§ **Written problem**: Retype, exactly as they stand, the lines from the start of the data to the line that contains "from bokeh.resources import INLINE", both ends included. Leave the pictures out.

(Figure scripts)
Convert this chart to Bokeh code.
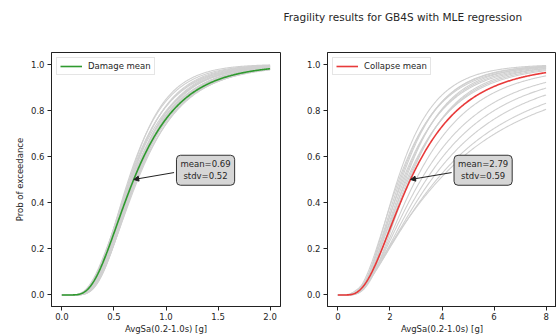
import math
import numpy as np
from bokeh.plotting import figure
from bokeh.layouts import row
from bokeh.models import Label, Arrow, NormalHead, Range1d, FixedTicker, PrintfTickFormatter, Title
from bokeh.embed import file_html
from bokeh.resources import INLINE

# ---------------- data ----------------
title_text = "Fragility results for GB4S with MLE regression"
x_label = "AvgSa(0.2-1.0s) [g]"
y_label = "Prob of exceedance"

damage_mean = 0.69
damage_stdv = 0.52
collapse_mean = 2.79
collapse_stdv = 0.59

# individual (gray) fragility curves: lognormal medians and dispersions
damage_medians = [0.64, 0.65, 0.66, 0.66, 0.67, 0.68, 0.68, 0.69, 0.69, 0.70,
                  0.70, 0.71, 0.71, 0.72, 0.72, 0.73, 0.67, 0.65, 0.70, 0.68]
damage_betas = [0.45, 0.48, 0.50, 0.46, 0.52, 0.48, 0.54, 0.50, 0.46, 0.48,
                0.53, 0.49, 0.45, 0.51, 0.47, 0.49, 0.44, 0.42, 0.44, 0.55]

collapse_medians = [2.30, 2.35, 2.40, 2.45, 2.50, 2.55, 2.60, 2.65, 2.70, 2.75,
                    3.00, 3.20, 3.40, 3.60, 3.80, 3.90]
collapse_betas = [0.50, 0.55, 0.52, 0.50, 0.56, 0.53, 0.50, 0.58, 0.55, 0.52,
                  0.60, 0.65, 0.68, 0.72, 0.78, 0.84]

damage_x_max = 2.0
collapse_x_max = 8.0

y_ticks = [0.0, 0.2, 0.4, 0.6, 0.8, 1.0]
damage_x_ticks = [0.0, 0.5, 1.0, 1.5, 2.0]
collapse_x_ticks = [0, 2, 4, 6, 8]

FONT = "DejaVu Sans"
FS = "8.5px"
TXT = "#262626"


def lognorm_cdf(x, med, beta):
    out = np.zeros_like(x)
    pos = x > 0
    z = np.log(x[pos] / med) / (beta * math.sqrt(2.0))
    out[pos] = 0.5 * (1.0 + np.vectorize(math.erf)(z))
    return out


def make_panel(xmax, medians, betas, mean, stdv, color, legend, xticks, xfmt,
               width, min_left, min_right, show_ylabel, frame_w):
    pad = 0.05 * xmax
    p = figure(width=width, height=336, output_backend="svg", toolbar_location=None,
               x_range=Range1d(-pad, xmax + pad), y_range=Range1d(-0.05, 1.05),
               min_border_left=min_left, min_border_right=min_right,
               min_border_top=52, min_border_bottom=28)
    p.xgrid.visible = False
    p.ygrid.visible = False
    p.outline_line_color = "#222222"
    p.outline_line_width = 1
    p.background_fill_color = "white"
    p.border_fill_color = "white"

    xs = np.linspace(0, xmax, 300)
    p.multi_line([list(xs)] * len(medians),
                 [list(lognorm_cdf(xs, m, b)) for m, b in zip(medians, betas)],
                 line_color="#d0d0d0", line_width=1.1)
    p.line(xs, lognorm_cdf(xs, mean, stdv), line_color=color, line_width=1.6,
           legend_label=legend)

    for ax in (p.xaxis[0], p.yaxis[0]):
        ax.axis_line_color = "#222222"
        ax.major_tick_line_color = "#222222"
        ax.minor_tick_line_color = None
        ax.major_tick_out = 4
        ax.major_tick_in = 0
        ax.major_label_text_font = FONT
        ax.major_label_text_font_size = FS
        ax.major_label_text_color = TXT
        ax.axis_label_text_font = FONT
        ax.axis_label_text_font_size = FS
        ax.axis_label_text_font_style = "normal"
        ax.axis_label_text_color = TXT
        ax.major_label_standoff = 3
        ax.axis_label_standoff = 2
    p.xaxis.ticker = FixedTicker(ticks=xticks)
    p.xaxis.formatter = PrintfTickFormatter(format=xfmt)
    p.yaxis.ticker = FixedTicker(ticks=y_ticks)
    p.yaxis.formatter = PrintfTickFormatter(format="%.1f")
    p.xaxis.axis_label = x_label
    p.xaxis.major_label_standoff = 2
    p.xaxis.axis_label_standoff = 1
    if show_ylabel:
        p.yaxis.axis_label = y_label
        p.yaxis.axis_label_standoff = 3

    # annotation box
    ppu = frame_w / (xmax + 2 * pad)
    tx, ty = 2 * mean, 0.54
    p.add_layout(Label(x=tx, y=ty, text=f"mean={mean:.2f}\nstdv={stdv:.2f}",
                       text_align="center", text_baseline="middle",
                       text_font=FONT, text_font_size=FS, text_color=TXT,
                       background_fill_color="#d6d6d6", background_fill_alpha=1.0,
                       border_line_color="#333333", border_line_width=1,
                       padding=4, border_radius=4))
    p.add_layout(Arrow(end=NormalHead(size=5, fill_color="#222222", line_color="#222222"),
                       x_start=tx - 31.5 / ppu, y_start=ty - 0.01,
                       x_end=mean, y_end=0.5, line_color="#222222", line_width=1))

    lg = p.legend[0]
    lg.location = "top_left"
    lg.border_line_color = "#cccccc"
    lg.border_line_width = 1
    lg.background_fill_alpha = 1.0
    lg.label_text_font = FONT
    lg.label_text_font_size = FS
    lg.label_text_color = TXT
    lg.glyph_width = 22
    lg.glyph_height = 10
    lg.label_height = 10
    lg.label_standoff = 6
    lg.padding = 3
    lg.margin = 5
    lg.spacing = 0
    return p


p1 = make_panel(damage_x_max, damage_medians, damage_betas, damage_mean, damage_stdv,
                "#2f9a2f", "Damage mean", damage_x_ticks, "%.1f",
                width=281, min_left=51, min_right=1, show_ylabel=True, frame_w=229)
p2 = make_panel(collapse_x_max, collapse_medians, collapse_betas, collapse_mean, collapse_stdv,
                "#e83a3a", "Collapse mean", collapse_x_ticks, "%d",
                width=275, min_left=46, min_right=0, show_ylabel=False, frame_w=229)

# spacer panel nearest the frame, then the suptitle above it
p2.add_layout(Title(text=" ", text_font=FONT, text_font_size="9px", standoff=16), "above")
p2.add_layout(Title(text=title_text, text_font=FONT, text_font_size="10.5px",
                    text_font_style="normal", text_color=TXT, align="left",
                    vertical_align="top", offset=-44, standoff=0), "above")

layout = row(p1, p2)
open("out.html", "w").write(file_html(layout, INLINE))
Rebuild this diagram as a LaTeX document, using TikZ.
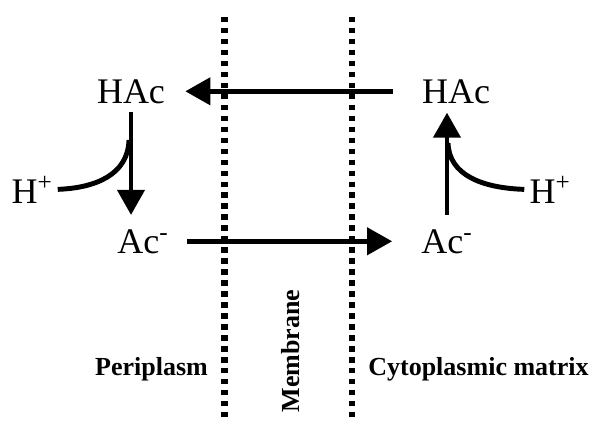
\documentclass[tikz,border=0pt]{standalone}
\usepackage{fontspec}
\setmainfont{Liberation Serif}
\usetikzlibrary{arrows.meta,calc}
\begin{document}
\begin{tikzpicture}[x=0.025cm, y=-0.025cm,
  every node/.style={inner sep=0pt, anchor=base},
  chem/.style={font=\fontsize{25.6}{30}\selectfont},
  region/.style={font=\fontsize{18.5}{22}\selectfont\bfseries},
  flow/.style={line width=3.5pt, -{Triangle[length=17.8pt, width=19pt]}},
  protoncurve/.style={line width=3.5pt},
  wall/.style={line width=4.3pt, dash pattern=on 3.9pt off 3.9pt}]
\useasboundingbox (0,0) rectangle (591,421);

% membrane walls
\coordinate (wLt) at (224.5,17);
\coordinate (wLb) at (224.5,421);
\coordinate (wRt) at (352,17);
\coordinate (wRb) at (352,421);
\draw[wall] (wLt)--(wLb);
\draw[wall] (wRt)--(wRb);

\node[chem] (hacL) at (131,103) {HAc};
\node[chem] (hacR) at (456,103) {HAc};
\node[chem] (acL) at (143,253) {Ac\textsuperscript{-}};
\node[chem] (acR) at (447,253) {Ac\textsuperscript{-}};
\node[chem] (hpL) at (32,203) {H\textsuperscript{+}};
\node[chem] (hpR) at (550,203) {H\textsuperscript{+}};

\draw[flow, shorten <=0.725cm, shorten >=0.5cm] (hacR.west)--(hacL.east);
\draw[flow, shorten <=0.45cm, shorten >=0.725cm] (acL.east)--(acR.west);
\draw[flow, shorten <=0.2cm, shorten >=0.35cm] (hacL.south)--(hacL.south |- acL.north);
\draw[flow, shorten <=0.35cm, shorten >=0.225cm] (acR.north)--(acR.north |- hacR.south);

\coordinate (jL) at (129,140);
\coordinate (jR) at (448,143);
\draw[protoncurve, shorten <=0.125cm] (hpL.east) .. controls (95,188) and (128,175) .. (jL);
\draw[protoncurve, shorten <=0.125cm] (hpR.west) .. controls (482,188) and (449,175) .. (jR);

\node[region] (peri) at (151.5,375) {Periplasm};
\node[region] (cyto) at (478.5,375) {Cytoplasmic matrix};
\node[region, rotate=90, anchor=center] (memb) at (291,351) {Membrane};
\end{tikzpicture}
\end{document}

§ **Solution for this problem**:
Convert this chart to Bokeh code.
import math
import numpy as np
from bokeh.plotting import figure
from bokeh.layouts import row
from bokeh.models import Label, Arrow, NormalHead, Range1d, FixedTicker, PrintfTickFormatter, Title
from bokeh.embed import file_html
from bokeh.resources import INLINE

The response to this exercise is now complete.